» **Problem**
Reproduce the listing word for word. Skip any image.

Saved data entries
◇ ◇ ◇ ◇
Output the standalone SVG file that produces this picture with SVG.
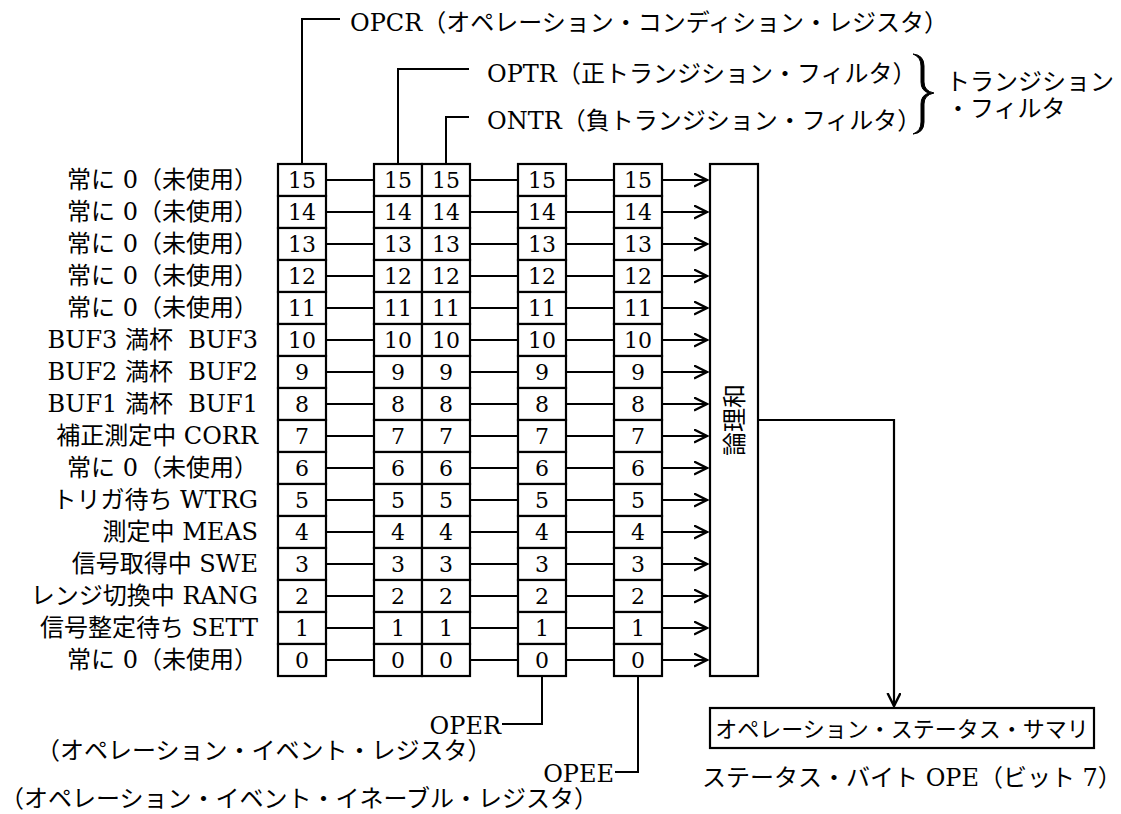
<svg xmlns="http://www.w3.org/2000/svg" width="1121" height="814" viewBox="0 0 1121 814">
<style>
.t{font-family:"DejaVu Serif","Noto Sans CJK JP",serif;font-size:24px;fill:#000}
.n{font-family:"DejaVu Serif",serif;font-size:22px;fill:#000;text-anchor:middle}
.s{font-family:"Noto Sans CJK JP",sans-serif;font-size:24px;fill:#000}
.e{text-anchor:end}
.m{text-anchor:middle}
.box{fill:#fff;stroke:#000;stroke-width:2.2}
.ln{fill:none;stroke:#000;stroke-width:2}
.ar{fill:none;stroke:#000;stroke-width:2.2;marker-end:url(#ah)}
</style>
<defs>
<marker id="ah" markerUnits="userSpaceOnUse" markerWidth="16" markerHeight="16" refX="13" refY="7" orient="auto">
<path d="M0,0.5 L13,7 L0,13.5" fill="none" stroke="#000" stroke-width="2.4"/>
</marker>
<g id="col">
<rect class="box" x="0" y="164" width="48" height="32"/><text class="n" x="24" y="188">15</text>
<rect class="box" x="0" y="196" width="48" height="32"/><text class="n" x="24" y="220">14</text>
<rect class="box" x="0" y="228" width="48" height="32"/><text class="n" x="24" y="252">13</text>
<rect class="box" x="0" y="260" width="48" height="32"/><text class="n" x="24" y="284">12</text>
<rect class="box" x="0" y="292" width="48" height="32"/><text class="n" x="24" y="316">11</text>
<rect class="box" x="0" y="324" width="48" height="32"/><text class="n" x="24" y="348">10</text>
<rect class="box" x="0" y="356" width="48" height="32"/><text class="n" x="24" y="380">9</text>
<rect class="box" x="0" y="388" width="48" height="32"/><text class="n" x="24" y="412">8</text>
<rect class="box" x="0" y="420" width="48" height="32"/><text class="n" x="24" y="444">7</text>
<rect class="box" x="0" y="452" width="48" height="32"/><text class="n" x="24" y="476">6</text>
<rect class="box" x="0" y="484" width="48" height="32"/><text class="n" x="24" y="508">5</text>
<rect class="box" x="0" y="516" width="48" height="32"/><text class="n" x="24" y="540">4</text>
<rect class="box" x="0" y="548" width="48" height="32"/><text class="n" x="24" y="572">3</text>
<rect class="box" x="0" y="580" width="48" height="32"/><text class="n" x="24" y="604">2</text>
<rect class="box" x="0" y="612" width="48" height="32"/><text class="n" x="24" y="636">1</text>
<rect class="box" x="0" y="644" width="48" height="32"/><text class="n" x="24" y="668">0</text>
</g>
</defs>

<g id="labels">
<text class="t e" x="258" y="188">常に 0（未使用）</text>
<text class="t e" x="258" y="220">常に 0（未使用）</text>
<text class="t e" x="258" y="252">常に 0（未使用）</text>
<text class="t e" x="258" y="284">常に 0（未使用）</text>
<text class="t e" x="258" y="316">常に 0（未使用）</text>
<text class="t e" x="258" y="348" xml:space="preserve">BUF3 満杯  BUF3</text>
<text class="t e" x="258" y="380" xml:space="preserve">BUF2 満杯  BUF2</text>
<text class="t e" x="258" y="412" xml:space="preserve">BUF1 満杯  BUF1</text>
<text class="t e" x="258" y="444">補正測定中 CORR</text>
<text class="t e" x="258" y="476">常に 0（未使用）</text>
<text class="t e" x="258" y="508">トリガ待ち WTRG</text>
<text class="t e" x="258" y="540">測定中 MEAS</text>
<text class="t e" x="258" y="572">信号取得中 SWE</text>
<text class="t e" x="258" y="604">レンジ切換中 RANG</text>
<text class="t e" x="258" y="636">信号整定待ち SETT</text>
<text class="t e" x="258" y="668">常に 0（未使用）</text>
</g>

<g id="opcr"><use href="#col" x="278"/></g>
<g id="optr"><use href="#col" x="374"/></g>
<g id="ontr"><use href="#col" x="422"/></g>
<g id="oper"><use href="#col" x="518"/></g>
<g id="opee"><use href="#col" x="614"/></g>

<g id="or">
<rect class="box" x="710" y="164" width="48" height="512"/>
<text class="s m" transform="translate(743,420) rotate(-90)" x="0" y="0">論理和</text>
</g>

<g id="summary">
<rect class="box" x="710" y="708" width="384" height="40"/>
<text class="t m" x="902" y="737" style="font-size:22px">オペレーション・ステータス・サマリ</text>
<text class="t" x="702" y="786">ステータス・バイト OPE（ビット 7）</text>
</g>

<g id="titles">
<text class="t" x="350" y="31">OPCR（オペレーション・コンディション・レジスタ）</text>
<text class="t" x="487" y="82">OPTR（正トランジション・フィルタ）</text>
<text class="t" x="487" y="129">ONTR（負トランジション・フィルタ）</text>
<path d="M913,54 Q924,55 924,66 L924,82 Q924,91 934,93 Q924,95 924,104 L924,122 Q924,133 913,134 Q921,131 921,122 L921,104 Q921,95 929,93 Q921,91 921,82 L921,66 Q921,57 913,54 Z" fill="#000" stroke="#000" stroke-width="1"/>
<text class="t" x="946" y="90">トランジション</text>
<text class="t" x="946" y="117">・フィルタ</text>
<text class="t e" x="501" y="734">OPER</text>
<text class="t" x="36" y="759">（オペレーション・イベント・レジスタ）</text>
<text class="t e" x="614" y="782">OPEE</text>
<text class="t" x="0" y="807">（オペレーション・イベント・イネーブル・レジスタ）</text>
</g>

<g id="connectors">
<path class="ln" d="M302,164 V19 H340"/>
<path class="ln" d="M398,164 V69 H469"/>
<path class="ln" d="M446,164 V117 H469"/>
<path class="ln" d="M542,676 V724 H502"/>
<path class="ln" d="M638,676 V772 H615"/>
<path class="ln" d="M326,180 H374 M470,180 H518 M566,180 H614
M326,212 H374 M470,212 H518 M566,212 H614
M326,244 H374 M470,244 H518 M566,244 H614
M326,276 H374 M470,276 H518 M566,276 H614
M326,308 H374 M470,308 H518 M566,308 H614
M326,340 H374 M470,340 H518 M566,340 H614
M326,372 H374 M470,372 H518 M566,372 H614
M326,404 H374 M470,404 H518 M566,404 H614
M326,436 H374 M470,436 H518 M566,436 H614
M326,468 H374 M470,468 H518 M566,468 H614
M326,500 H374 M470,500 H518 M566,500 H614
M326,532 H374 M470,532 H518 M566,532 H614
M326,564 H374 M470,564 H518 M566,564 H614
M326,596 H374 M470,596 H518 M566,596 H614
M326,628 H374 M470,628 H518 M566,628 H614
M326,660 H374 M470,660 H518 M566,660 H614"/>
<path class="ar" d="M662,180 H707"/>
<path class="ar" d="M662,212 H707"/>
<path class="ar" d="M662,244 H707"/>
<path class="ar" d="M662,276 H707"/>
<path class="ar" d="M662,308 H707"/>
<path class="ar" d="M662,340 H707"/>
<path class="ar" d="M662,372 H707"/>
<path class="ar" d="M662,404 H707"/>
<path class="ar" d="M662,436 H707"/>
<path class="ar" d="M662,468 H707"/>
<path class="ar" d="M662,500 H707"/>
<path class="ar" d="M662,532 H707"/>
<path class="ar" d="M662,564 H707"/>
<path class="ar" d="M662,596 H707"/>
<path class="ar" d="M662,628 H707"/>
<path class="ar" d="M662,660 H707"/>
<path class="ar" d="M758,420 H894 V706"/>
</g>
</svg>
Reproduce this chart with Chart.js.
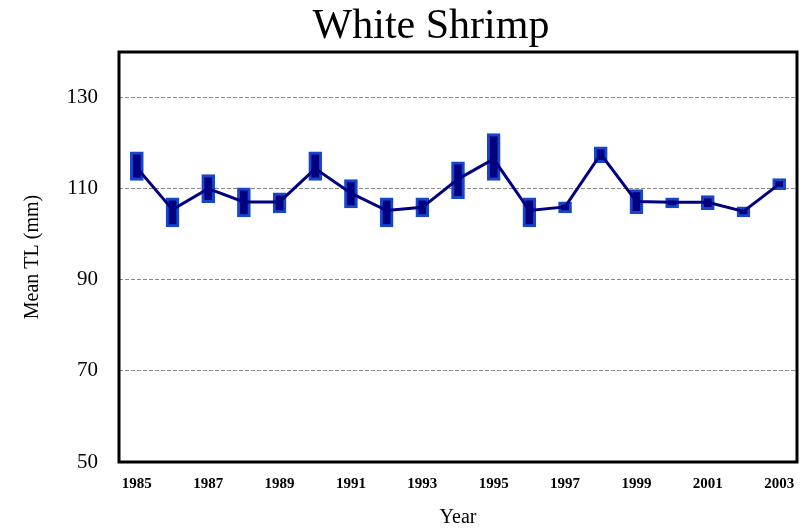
◇ ◇ ◇ ◇
» **Result below**
Output the standalone SVG file that produces this picture with SVG.
<svg xmlns="http://www.w3.org/2000/svg" width="1121" height="814" viewBox="0 0 1121 814">
<style>
.t{font-family:"DejaVu Serif","Noto Sans CJK JP",serif;font-size:24px;fill:#000}
.n{font-family:"DejaVu Serif",serif;font-size:22px;fill:#000;text-anchor:middle}
.s{font-family:"Noto Sans CJK JP",sans-serif;font-size:24px;fill:#000}
.e{text-anchor:end}
.m{text-anchor:middle}
.box{fill:#fff;stroke:#000;stroke-width:2.2}
.ln{fill:none;stroke:#000;stroke-width:2}
.ar{fill:none;stroke:#000;stroke-width:2.2;marker-end:url(#ah)}
</style>
<defs>
<marker id="ah" markerUnits="userSpaceOnUse" markerWidth="16" markerHeight="16" refX="13" refY="7" orient="auto">
<path d="M0,0.5 L13,7 L0,13.5" fill="none" stroke="#000" stroke-width="2.4"/>
</marker>
<g id="col">
<rect class="box" x="0" y="164" width="48" height="32"/><text class="n" x="24" y="188">15</text>
<rect class="box" x="0" y="196" width="48" height="32"/><text class="n" x="24" y="220">14</text>
<rect class="box" x="0" y="228" width="48" height="32"/><text class="n" x="24" y="252">13</text>
<rect class="box" x="0" y="260" width="48" height="32"/><text class="n" x="24" y="284">12</text>
<rect class="box" x="0" y="292" width="48" height="32"/><text class="n" x="24" y="316">11</text>
<rect class="box" x="0" y="324" width="48" height="32"/><text class="n" x="24" y="348">10</text>
<rect class="box" x="0" y="356" width="48" height="32"/><text class="n" x="24" y="380">9</text>
<rect class="box" x="0" y="388" width="48" height="32"/><text class="n" x="24" y="412">8</text>
<rect class="box" x="0" y="420" width="48" height="32"/><text class="n" x="24" y="444">7</text>
<rect class="box" x="0" y="452" width="48" height="32"/><text class="n" x="24" y="476">6</text>
<rect class="box" x="0" y="484" width="48" height="32"/><text class="n" x="24" y="508">5</text>
<rect class="box" x="0" y="516" width="48" height="32"/><text class="n" x="24" y="540">4</text>
<rect class="box" x="0" y="548" width="48" height="32"/><text class="n" x="24" y="572">3</text>
<rect class="box" x="0" y="580" width="48" height="32"/><text class="n" x="24" y="604">2</text>
<rect class="box" x="0" y="612" width="48" height="32"/><text class="n" x="24" y="636">1</text>
<rect class="box" x="0" y="644" width="48" height="32"/><text class="n" x="24" y="668">0</text>
</g>
</defs>

<g id="labels">
<text class="t e" x="258" y="188">常に 0（未使用）</text>
<text class="t e" x="258" y="220">常に 0（未使用）</text>
<text class="t e" x="258" y="252">常に 0（未使用）</text>
<text class="t e" x="258" y="284">常に 0（未使用）</text>
<text class="t e" x="258" y="316">常に 0（未使用）</text>
<text class="t e" x="258" y="348" xml:space="preserve">BUF3 満杯  BUF3</text>
<text class="t e" x="258" y="380" xml:space="preserve">BUF2 満杯  BUF2</text>
<text class="t e" x="258" y="412" xml:space="preserve">BUF1 満杯  BUF1</text>
<text class="t e" x="258" y="444">補正測定中 CORR</text>
<text class="t e" x="258" y="476">常に 0（未使用）</text>
<text class="t e" x="258" y="508">トリガ待ち WTRG</text>
<text class="t e" x="258" y="540">測定中 MEAS</text>
<text class="t e" x="258" y="572">信号取得中 SWE</text>
<text class="t e" x="258" y="604">レンジ切換中 RANG</text>
<text class="t e" x="258" y="636">信号整定待ち SETT</text>
<text class="t e" x="258" y="668">常に 0（未使用）</text>
</g>

<g id="opcr"><use href="#col" x="278"/></g>
<g id="optr"><use href="#col" x="374"/></g>
<g id="ontr"><use href="#col" x="422"/></g>
<g id="oper"><use href="#col" x="518"/></g>
<g id="opee"><use href="#col" x="614"/></g>

<g id="or">
<rect class="box" x="710" y="164" width="48" height="512"/>
<text class="s m" transform="translate(743,420) rotate(-90)" x="0" y="0">論理和</text>
</g>

<g id="summary">
<rect class="box" x="710" y="708" width="384" height="40"/>
<text class="t m" x="902" y="737" style="font-size:22px">オペレーション・ステータス・サマリ</text>
<text class="t" x="702" y="786">ステータス・バイト OPE（ビット 7）</text>
</g>

<g id="titles">
<text class="t" x="350" y="31">OPCR（オペレーション・コンディション・レジスタ）</text>
<text class="t" x="487" y="82">OPTR（正トランジション・フィルタ）</text>
<text class="t" x="487" y="129">ONTR（負トランジション・フィルタ）</text>
<path d="M913,54 Q924,55 924,66 L924,82 Q924,91 934,93 Q924,95 924,104 L924,122 Q924,133 913,134 Q921,131 921,122 L921,104 Q921,95 929,93 Q921,91 921,82 L921,66 Q921,57 913,54 Z" fill="#000" stroke="#000" stroke-width="1"/>
<text class="t" x="946" y="90">トランジション</text>
<text class="t" x="946" y="117">・フィルタ</text>
<text class="t e" x="501" y="734">OPER</text>
<text class="t" x="36" y="759">（オペレーション・イベント・レジスタ）</text>
<text class="t e" x="614" y="782">OPEE</text>
<text class="t" x="0" y="807">（オペレーション・イベント・イネーブル・レジスタ）</text>
</g>

<g id="connectors">
<path class="ln" d="M302,164 V19 H340"/>
<path class="ln" d="M398,164 V69 H469"/>
<path class="ln" d="M446,164 V117 H469"/>
<path class="ln" d="M542,676 V724 H502"/>
<path class="ln" d="M638,676 V772 H615"/>
<path class="ln" d="M326,180 H374 M470,180 H518 M566,180 H614
M326,212 H374 M470,212 H518 M566,212 H614
M326,244 H374 M470,244 H518 M566,244 H614
M326,276 H374 M470,276 H518 M566,276 H614
M326,308 H374 M470,308 H518 M566,308 H614
M326,340 H374 M470,340 H518 M566,340 H614
M326,372 H374 M470,372 H518 M566,372 H614
M326,404 H374 M470,404 H518 M566,404 H614
M326,436 H374 M470,436 H518 M566,436 H614
M326,468 H374 M470,468 H518 M566,468 H614
M326,500 H374 M470,500 H518 M566,500 H614
M326,532 H374 M470,532 H518 M566,532 H614
M326,564 H374 M470,564 H518 M566,564 H614
M326,596 H374 M470,596 H518 M566,596 H614
M326,628 H374 M470,628 H518 M566,628 H614
M326,660 H374 M470,660 H518 M566,660 H614"/>
<path class="ar" d="M662,180 H707"/>
<path class="ar" d="M662,212 H707"/>
<path class="ar" d="M662,244 H707"/>
<path class="ar" d="M662,276 H707"/>
<path class="ar" d="M662,308 H707"/>
<path class="ar" d="M662,340 H707"/>
<path class="ar" d="M662,372 H707"/>
<path class="ar" d="M662,404 H707"/>
<path class="ar" d="M662,436 H707"/>
<path class="ar" d="M662,468 H707"/>
<path class="ar" d="M662,500 H707"/>
<path class="ar" d="M662,532 H707"/>
<path class="ar" d="M662,564 H707"/>
<path class="ar" d="M662,596 H707"/>
<path class="ar" d="M662,628 H707"/>
<path class="ar" d="M662,660 H707"/>
<path class="ar" d="M758,420 H894 V706"/>
</g>
</svg>
Reproduce this chart with Chart.js.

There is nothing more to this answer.